* EXERCISE DIRECTIONS *
Return the lines below exactly, from the first line to the line that contains "const coresLegenda = [corHomemClaro, corMulherClaro, corCinza];". Leave out pictures.

* DATASET EXCERPT *

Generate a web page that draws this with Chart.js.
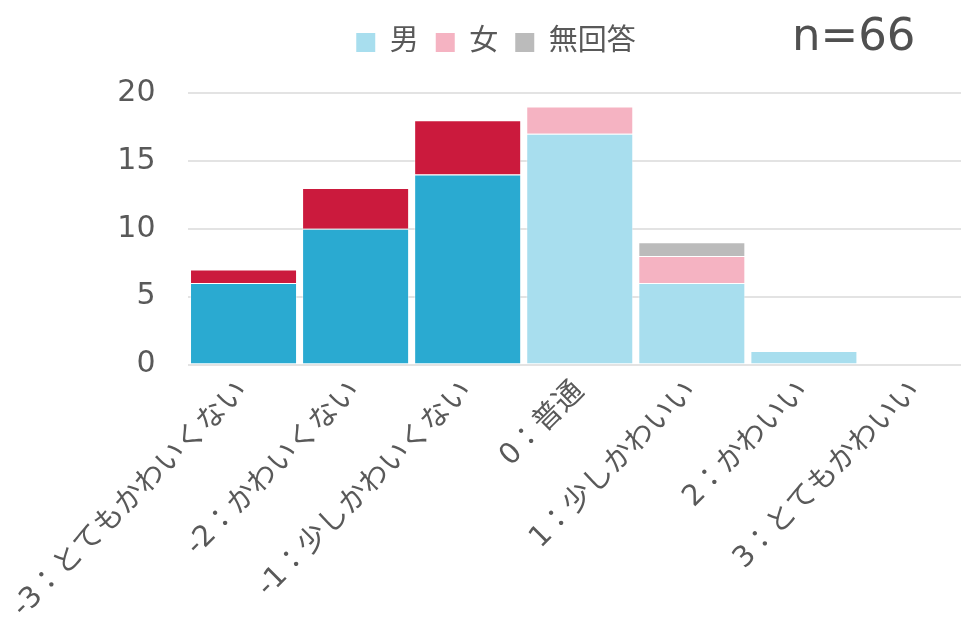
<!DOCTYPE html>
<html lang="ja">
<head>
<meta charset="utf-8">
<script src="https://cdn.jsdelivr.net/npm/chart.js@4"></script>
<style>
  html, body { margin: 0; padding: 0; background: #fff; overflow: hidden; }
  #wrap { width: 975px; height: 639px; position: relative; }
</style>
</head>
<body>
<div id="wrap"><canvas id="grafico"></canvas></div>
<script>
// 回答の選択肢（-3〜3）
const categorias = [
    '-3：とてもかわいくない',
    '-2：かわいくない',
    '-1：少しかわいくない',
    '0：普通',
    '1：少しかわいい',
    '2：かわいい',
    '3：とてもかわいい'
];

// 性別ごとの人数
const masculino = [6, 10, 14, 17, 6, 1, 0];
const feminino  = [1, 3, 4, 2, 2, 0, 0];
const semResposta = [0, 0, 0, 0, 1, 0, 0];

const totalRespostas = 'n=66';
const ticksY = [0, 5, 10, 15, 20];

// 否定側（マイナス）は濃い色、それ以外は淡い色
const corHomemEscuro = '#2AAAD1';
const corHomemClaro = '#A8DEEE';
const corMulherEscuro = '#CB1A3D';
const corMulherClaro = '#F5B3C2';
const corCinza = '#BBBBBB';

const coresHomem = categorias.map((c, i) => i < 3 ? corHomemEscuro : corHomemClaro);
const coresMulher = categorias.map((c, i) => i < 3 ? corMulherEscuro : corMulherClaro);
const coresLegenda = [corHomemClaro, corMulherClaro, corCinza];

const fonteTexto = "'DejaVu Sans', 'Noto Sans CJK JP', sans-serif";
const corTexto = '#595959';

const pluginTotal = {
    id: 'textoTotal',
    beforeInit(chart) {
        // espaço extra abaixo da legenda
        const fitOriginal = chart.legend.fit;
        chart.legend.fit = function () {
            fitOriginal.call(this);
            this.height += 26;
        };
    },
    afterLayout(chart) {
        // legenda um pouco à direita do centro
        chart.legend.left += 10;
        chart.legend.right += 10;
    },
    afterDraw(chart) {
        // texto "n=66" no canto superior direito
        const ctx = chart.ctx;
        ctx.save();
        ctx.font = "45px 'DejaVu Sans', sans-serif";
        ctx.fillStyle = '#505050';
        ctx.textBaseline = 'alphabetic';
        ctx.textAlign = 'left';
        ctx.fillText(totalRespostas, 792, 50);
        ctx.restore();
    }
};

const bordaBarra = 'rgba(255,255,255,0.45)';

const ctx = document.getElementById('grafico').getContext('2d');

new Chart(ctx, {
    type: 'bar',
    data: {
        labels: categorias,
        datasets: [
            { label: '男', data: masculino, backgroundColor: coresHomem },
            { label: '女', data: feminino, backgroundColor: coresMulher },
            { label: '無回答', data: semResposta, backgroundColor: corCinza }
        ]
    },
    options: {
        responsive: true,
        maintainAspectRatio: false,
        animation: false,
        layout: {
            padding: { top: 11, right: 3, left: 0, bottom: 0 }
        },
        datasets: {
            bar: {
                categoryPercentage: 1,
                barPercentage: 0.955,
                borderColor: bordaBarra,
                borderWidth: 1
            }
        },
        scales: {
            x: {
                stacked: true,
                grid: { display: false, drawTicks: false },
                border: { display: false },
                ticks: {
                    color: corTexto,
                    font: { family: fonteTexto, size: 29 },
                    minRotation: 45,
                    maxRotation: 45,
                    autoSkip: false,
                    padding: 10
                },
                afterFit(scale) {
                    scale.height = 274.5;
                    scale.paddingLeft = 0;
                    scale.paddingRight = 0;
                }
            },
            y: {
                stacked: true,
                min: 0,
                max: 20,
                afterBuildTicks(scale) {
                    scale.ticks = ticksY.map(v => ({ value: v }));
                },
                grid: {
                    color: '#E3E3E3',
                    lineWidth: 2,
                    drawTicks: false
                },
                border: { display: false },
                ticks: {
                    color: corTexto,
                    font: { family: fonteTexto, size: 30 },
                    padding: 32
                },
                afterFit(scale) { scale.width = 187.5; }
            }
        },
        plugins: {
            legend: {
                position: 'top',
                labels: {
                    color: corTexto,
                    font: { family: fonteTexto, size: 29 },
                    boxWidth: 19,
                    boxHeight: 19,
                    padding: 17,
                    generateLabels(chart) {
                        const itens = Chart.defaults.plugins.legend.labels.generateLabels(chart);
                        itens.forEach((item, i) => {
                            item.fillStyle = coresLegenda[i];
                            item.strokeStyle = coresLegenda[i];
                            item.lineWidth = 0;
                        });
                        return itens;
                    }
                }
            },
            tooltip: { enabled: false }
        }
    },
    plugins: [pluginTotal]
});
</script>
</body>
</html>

* OUTPUT BELOW *
Generate a web page that draws this with Chart.js.
<!DOCTYPE html>
<html lang="ja">
<head>
<meta charset="utf-8">
<script src="https://cdn.jsdelivr.net/npm/chart.js@4"></script>
<style>
  html, body { margin: 0; padding: 0; background: #fff; overflow: hidden; }
  #wrap { width: 975px; height: 639px; position: relative; }
</style>
</head>
<body>
<div id="wrap"><canvas id="grafico"></canvas></div>
<script>
// 回答の選択肢（-3〜3）
const categorias = [
    '-3：とてもかわいくない',
    '-2：かわいくない',
    '-1：少しかわいくない',
    '0：普通',
    '1：少しかわいい',
    '2：かわいい',
    '3：とてもかわいい'
];

// 性別ごとの人数
const masculino = [6, 10, 14, 17, 6, 1, 0];
const feminino  = [1, 3, 4, 2, 2, 0, 0];
const semResposta = [0, 0, 0, 0, 1, 0, 0];

const totalRespostas = 'n=66';
const ticksY = [0, 5, 10, 15, 20];

// 否定側（マイナス）は濃い色、それ以外は淡い色
const corHomemEscuro = '#2AAAD1';
const corHomemClaro = '#A8DEEE';
const corMulherEscuro = '#CB1A3D';
const corMulherClaro = '#F5B3C2';
const corCinza = '#BBBBBB';

const coresHomem = categorias.map((c, i) => i < 3 ? corHomemEscuro : corHomemClaro);
const coresMulher = categorias.map((c, i) => i < 3 ? corMulherEscuro : corMulherClaro);
const coresLegenda = [corHomemClaro, corMulherClaro, corCinza];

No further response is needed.